# [Requirements]
Every line of the listing must be reproduced as it stands. Leave the images behind.

# [Data provided]
--- begin ---
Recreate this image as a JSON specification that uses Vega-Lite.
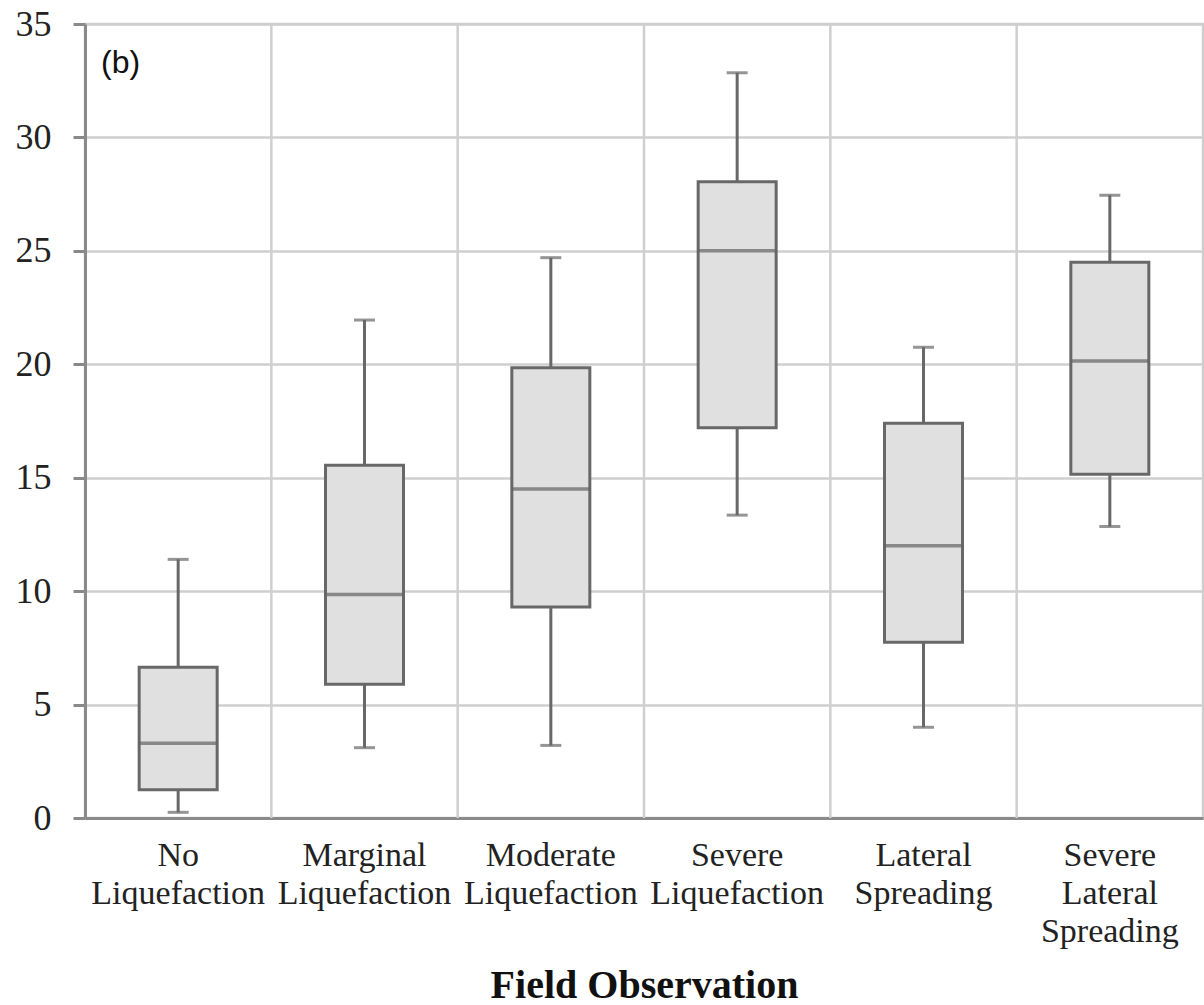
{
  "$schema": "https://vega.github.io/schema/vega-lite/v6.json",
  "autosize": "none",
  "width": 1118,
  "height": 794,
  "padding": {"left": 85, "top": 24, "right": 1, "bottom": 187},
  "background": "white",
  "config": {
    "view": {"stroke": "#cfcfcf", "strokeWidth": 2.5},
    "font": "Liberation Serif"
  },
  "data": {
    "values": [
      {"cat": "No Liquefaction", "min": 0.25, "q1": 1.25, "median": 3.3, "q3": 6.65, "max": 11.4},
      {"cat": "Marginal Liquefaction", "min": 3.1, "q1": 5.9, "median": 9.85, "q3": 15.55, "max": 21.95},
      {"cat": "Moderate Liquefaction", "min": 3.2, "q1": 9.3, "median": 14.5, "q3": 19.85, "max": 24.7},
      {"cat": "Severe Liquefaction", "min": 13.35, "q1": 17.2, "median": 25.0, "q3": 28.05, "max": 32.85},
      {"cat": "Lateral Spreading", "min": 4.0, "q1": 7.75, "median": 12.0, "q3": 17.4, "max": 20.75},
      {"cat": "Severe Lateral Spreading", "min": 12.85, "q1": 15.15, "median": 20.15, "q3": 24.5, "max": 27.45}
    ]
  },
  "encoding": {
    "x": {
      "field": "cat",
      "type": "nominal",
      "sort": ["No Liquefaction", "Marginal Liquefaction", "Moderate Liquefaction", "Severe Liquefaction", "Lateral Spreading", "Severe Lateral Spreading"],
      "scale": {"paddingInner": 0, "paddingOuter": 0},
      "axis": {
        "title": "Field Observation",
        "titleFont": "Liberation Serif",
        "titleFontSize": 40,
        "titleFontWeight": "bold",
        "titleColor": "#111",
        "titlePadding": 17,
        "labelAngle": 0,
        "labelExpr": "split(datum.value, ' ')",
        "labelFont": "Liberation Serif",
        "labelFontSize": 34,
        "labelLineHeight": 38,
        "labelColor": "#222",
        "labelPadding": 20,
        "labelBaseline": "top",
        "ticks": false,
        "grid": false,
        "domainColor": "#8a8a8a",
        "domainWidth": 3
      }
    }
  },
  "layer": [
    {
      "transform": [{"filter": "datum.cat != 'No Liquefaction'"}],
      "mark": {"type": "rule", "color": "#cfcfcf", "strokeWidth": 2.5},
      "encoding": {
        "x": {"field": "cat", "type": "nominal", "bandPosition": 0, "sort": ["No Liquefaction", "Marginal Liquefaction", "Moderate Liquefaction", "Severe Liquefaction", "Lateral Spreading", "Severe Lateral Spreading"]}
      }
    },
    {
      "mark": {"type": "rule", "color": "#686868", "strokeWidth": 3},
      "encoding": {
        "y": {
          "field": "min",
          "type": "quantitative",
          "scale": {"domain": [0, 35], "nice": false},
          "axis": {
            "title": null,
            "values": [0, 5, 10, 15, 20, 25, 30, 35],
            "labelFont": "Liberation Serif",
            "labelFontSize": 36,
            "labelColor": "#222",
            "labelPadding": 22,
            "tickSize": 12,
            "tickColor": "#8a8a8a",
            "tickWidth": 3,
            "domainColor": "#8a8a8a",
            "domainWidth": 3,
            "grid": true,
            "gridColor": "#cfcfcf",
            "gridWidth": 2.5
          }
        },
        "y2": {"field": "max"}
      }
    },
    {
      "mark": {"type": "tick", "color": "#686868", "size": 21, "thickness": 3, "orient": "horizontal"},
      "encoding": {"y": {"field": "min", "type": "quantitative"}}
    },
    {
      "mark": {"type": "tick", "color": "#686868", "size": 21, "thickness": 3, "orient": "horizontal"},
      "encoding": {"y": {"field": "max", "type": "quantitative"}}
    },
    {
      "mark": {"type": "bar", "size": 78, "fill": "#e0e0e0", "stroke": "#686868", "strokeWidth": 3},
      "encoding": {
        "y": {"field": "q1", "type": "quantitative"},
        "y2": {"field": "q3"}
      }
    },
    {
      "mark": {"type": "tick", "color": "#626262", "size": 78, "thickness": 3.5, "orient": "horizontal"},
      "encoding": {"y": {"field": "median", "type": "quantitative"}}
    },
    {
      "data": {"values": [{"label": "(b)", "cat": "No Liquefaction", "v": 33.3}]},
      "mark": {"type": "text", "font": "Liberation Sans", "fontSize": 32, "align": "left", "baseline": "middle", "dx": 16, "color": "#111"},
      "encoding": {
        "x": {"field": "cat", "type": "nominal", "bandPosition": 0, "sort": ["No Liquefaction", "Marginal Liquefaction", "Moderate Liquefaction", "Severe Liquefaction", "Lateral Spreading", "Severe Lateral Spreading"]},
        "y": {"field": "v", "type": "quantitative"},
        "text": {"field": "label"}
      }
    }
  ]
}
--- end ---
# [Response]
Recreate this image as a JSON specification that uses Vega-Lite.
{
  "$schema": "https://vega.github.io/schema/vega-lite/v6.json",
  "autosize": "none",
  "width": 1118,
  "height": 794,
  "padding": {"left": 85, "top": 24, "right": 1, "bottom": 187},
  "background": "white",
  "config": {
    "view": {"stroke": "#cfcfcf", "strokeWidth": 2.5},
    "font": "Liberation Serif"
  },
  "data": {
    "values": [
      {"cat": "No Liquefaction", "min": 0.25, "q1": 1.25, "median": 3.3, "q3": 6.65, "max": 11.4},
      {"cat": "Marginal Liquefaction", "min": 3.1, "q1": 5.9, "median": 9.85, "q3": 15.55, "max": 21.95},
      {"cat": "Moderate Liquefaction", "min": 3.2, "q1": 9.3, "median": 14.5, "q3": 19.85, "max": 24.7},
      {"cat": "Severe Liquefaction", "min": 13.35, "q1": 17.2, "median": 25.0, "q3": 28.05, "max": 32.85},
      {"cat": "Lateral Spreading", "min": 4.0, "q1": 7.75, "median": 12.0, "q3": 17.4, "max": 20.75},
      {"cat": "Severe Lateral Spreading", "min": 12.85, "q1": 15.15, "median": 20.15, "q3": 24.5, "max": 27.45}
    ]
  },
  "encoding": {
    "x": {
      "field": "cat",
      "type": "nominal",
      "sort": ["No Liquefaction", "Marginal Liquefaction", "Moderate Liquefaction", "Severe Liquefaction", "Lateral Spreading", "Severe Lateral Spreading"],
      "scale": {"paddingInner": 0, "paddingOuter": 0},
      "axis": {
        "title": "Field Observation",
        "titleFont": "Liberation Serif",
        "titleFontSize": 40,
        "titleFontWeight": "bold",
        "titleColor": "#111",
        "titlePadding": 17,
        "labelAngle": 0,
        "labelExpr": "split(datum.value, ' ')",
        "labelFont": "Liberation Serif",
        "labelFontSize": 34,
        "labelLineHeight": 38,
        "labelColor": "#222",
        "labelPadding": 20,
        "labelBaseline": "top",
        "ticks": false,
        "grid": false,
        "domainColor": "#8a8a8a",
        "domainWidth": 3
      }
    }
  },
  "layer": [
    {
      "transform": [{"filter": "datum.cat != 'No Liquefaction'"}],
      "mark": {"type": "rule", "color": "#cfcfcf", "strokeWidth": 2.5},
      "encoding": {
        "x": {"field": "cat", "type": "nominal", "bandPosition": 0, "sort": ["No Liquefaction", "Marginal Liquefaction", "Moderate Liquefaction", "Severe Liquefaction", "Lateral Spreading", "Severe Lateral Spreading"]}
      }
    },
    {
      "mark": {"type": "rule", "color": "#686868", "strokeWidth": 3},
      "encoding": {
        "y": {
          "field": "min",
          "type": "quantitative",
          "scale": {"domain": [0, 35], "nice": false},
          "axis": {
            "title": null,
            "values": [0, 5, 10, 15, 20, 25, 30, 35],
            "labelFont": "Liberation Serif",
            "labelFontSize": 36,
            "labelColor": "#222",
            "labelPadding": 22,
            "tickSize": 12,
            "tickColor": "#8a8a8a",
            "tickWidth": 3,
            "domainColor": "#8a8a8a",
            "domainWidth": 3,
            "grid": true,
            "gridColor": "#cfcfcf",
            "gridWidth": 2.5
          }
        },
        "y2": {"field": "max"}
      }
    },
    {
      "mark": {"type": "tick", "color": "#686868", "size": 21, "thickness": 3, "orient": "horizontal"},
      "encoding": {"y": {"field": "min", "type": "quantitative"}}
    },
    {
      "mark": {"type": "tick", "color": "#686868", "size": 21, "thickness": 3, "orient": "horizontal"},
      "encoding": {"y": {"field": "max", "type": "quantitative"}}
    },
    {
      "mark": {"type": "bar", "size": 78, "fill": "#e0e0e0", "stroke": "#686868", "strokeWidth": 3},
      "encoding": {
        "y": {"field": "q1", "type": "quantitative"},
        "y2": {"field": "q3"}
      }
    },
    {
      "mark": {"type": "tick", "color": "#626262", "size": 78, "thickness": 3.5, "orient": "horizontal"},
      "encoding": {"y": {"field": "median", "type": "quantitative"}}
    },
    {
      "data": {"values": [{"label": "(b)", "cat": "No Liquefaction", "v": 33.3}]},
      "mark": {"type": "text", "font": "Liberation Sans", "fontSize": 32, "align": "left", "baseline": "middle", "dx": 16, "color": "#111"},
      "encoding": {
        "x": {"field": "cat", "type": "nominal", "bandPosition": 0, "sort": ["No Liquefaction", "Marginal Liquefaction", "Moderate Liquefaction", "Severe Liquefaction", "Lateral Spreading", "Severe Lateral Spreading"]},
        "y": {"field": "v", "type": "quantitative"},
        "text": {"field": "label"}
      }
    }
  ]
}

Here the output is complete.